The alpha "feeling" was gone by the time I got to class, but I was still curious about how "peak performance" would manifest itself. So I just set about doing the best I could, like usual.

Interestingly, I felt like I was doing well, although since there are no mirrors in the room I have no idea how I looked. The teacher didn't single me out for doing particularly well, although she was several times pleased with how we were all performing as a group. My feeling of competence wore off before the end of class, though. We learned a new floor routine-- or should I say that the instructor taught us a new routine. I can't say that I really learned it. I was going left when the others were going right, I was putting my right foot in the front when it should have been in the back, I was generally really uncoordinated, and I no longer felt even in my head that I had any "peak performance". But neither did I feel frustrated. I just thought the whole situation was very funny so I had to try hard to stay on my feet and bite my lip so I wouldn't mess up anyone else's concentration by laughing. It's a good thing I stay in the back row, so I don't mess up anyone else who might be trying to follow along. The teacher just shook her head and said that the routine was more difficult than she imagined it would be. . .

So did I have peak performance? I'm still not sure. I did feel more competent for most of the class, and I know that feeling confident of success is important for athletes.
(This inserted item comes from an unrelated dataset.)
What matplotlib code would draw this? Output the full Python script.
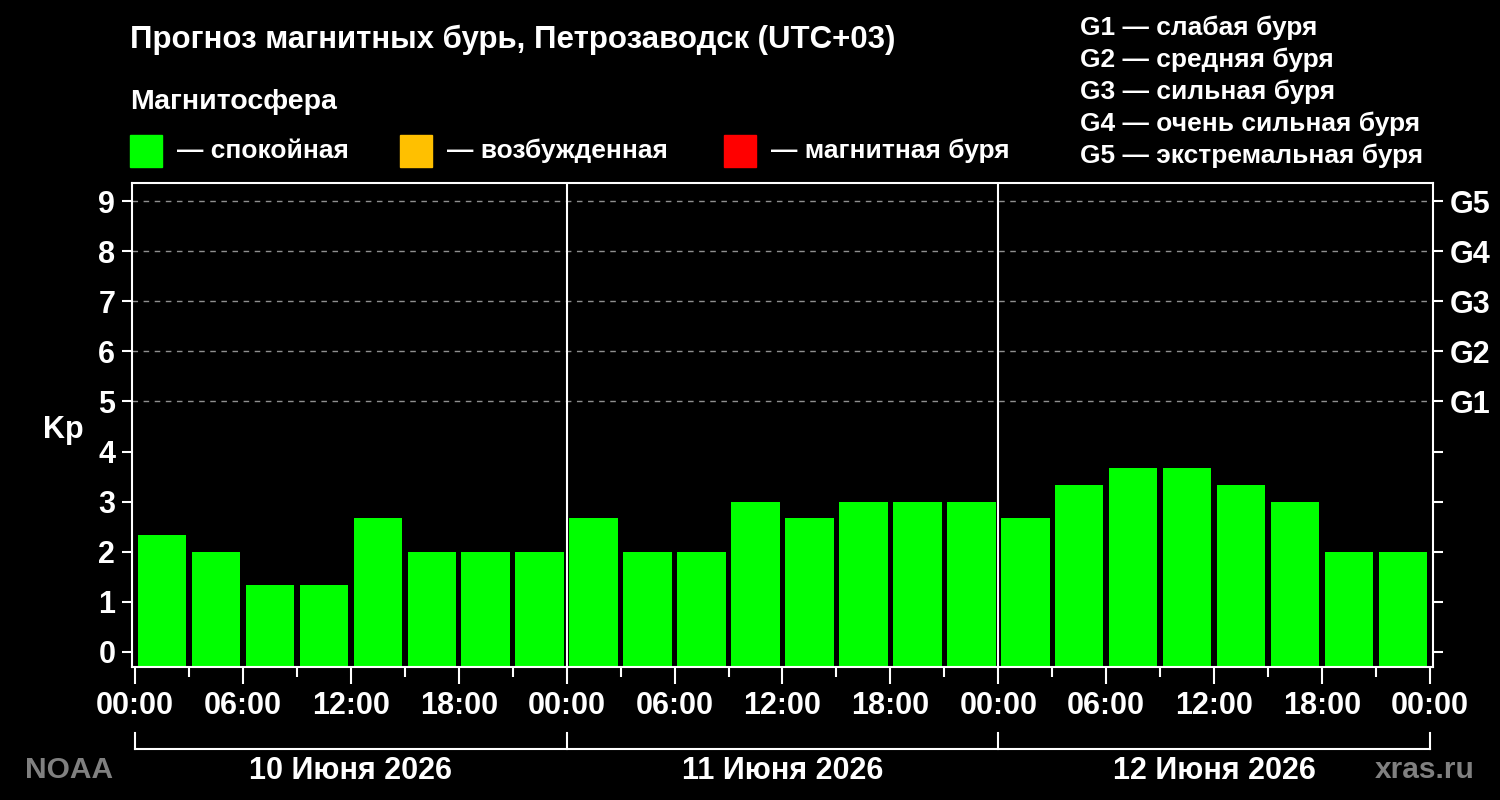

So maybe the alpha protocol is more to help athletes prepare mentally than it is to help their physical coordination or anything. I really haven't read any of the literature about how neurofeedback is used for sports since that's not my focus. So if the alpha is purely a mental thiing, then perhaps I did have peak performance. Although based on my physical movements, I seriously doubt anyone would confuse me with a serious ballerina, despite my confident attitude. But I had a great time, as usual, so it's all good.